Strategic Capital and Federal Backing
A central feature of the fund is Ridgeline Ventures Fund II-S LP’s place in the first cohort of licensees under the Small Business Investment Company Critical Technology initiative, a program connected to the U.S. Office of Strategic Capital and the Small Business Administration. The initiative is designed to expand private investment into technologies viewed as important to national security, industrial resilience and U.S. economic competitiveness. According to Wall Street Journal coverage, Ridgeline raised about $81 million from private limited partners and can combine that capital with government-supported debt to reach the more than $180 million investment pool.
Enterprise-First Investment Strategy
Ridgeline’s investment model centers on startups that can win in commercial markets before extending into government use cases, rather than companies built only around public-sector procurement cycles. The firm says it backs founders developing systems that must work reliably inside demanding operating environments, where buyers often require security, durability and clear return on investment before adopting new products. That approach reflects a broader thesis that technologies adopted by large enterprises can later become relevant to defense agencies and other government customers without forcing startups to abandon their original business model.
Corporate Investors and Portfolio Signals
Strategic corporate participation is an important part of the announcement because Ridgeline has built relationships with large operators that can help validate emerging technologies in real operating settings. FedEx executive Vishal Talwar said the partnership gives the logistics company visibility into innovations that could strengthen network operations while giving startups access to a demanding global customer.

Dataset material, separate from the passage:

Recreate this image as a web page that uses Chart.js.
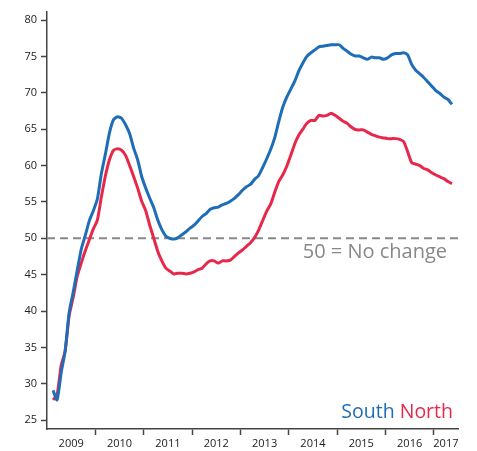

Ridgeline’s highlighted portfolio includes Altana, Q-CTRL and Harbinger Motors, and LinkedIn posts from Ridgeline and related executives emphasized the firm’s role in helping portfolio companies navigate enterprise buyers and government procurement.
Firm Background and Market Position
Founded in 2019, Ridgeline is led by general partners Ryan Clinton, Ben Walker and Andrew McMahon, and operates from Memphis, Washington, D.C., and Los Angeles. The firm invests at the pre-seed and seed stages and typically leads or co-leads early rounds, with a concentrated portfolio in industrial, logistics, manufacturing and data-intensive markets where reliability and security matter. The new fund also represents a step up from Ridgeline’s first fund, which closed at about $52 million in 2021, underscoring investor appetite for venture strategies connected to infrastructure modernization and dual-use technology.
The close of Fund II gives Ridgeline a larger platform at a time when commercial infrastructure, national security priorities and applied AI are increasingly converging. By combining private capital, strategic corporate investors and SBICCT participation, the firm is positioning itself to back startups that serve both enterprise customers and public-sector needs. For founders building in operationally intensive markets, Ridgeline’s new fund signals continued demand for technologies that can move beyond pilots and prove themselves in the systems that power industry and government.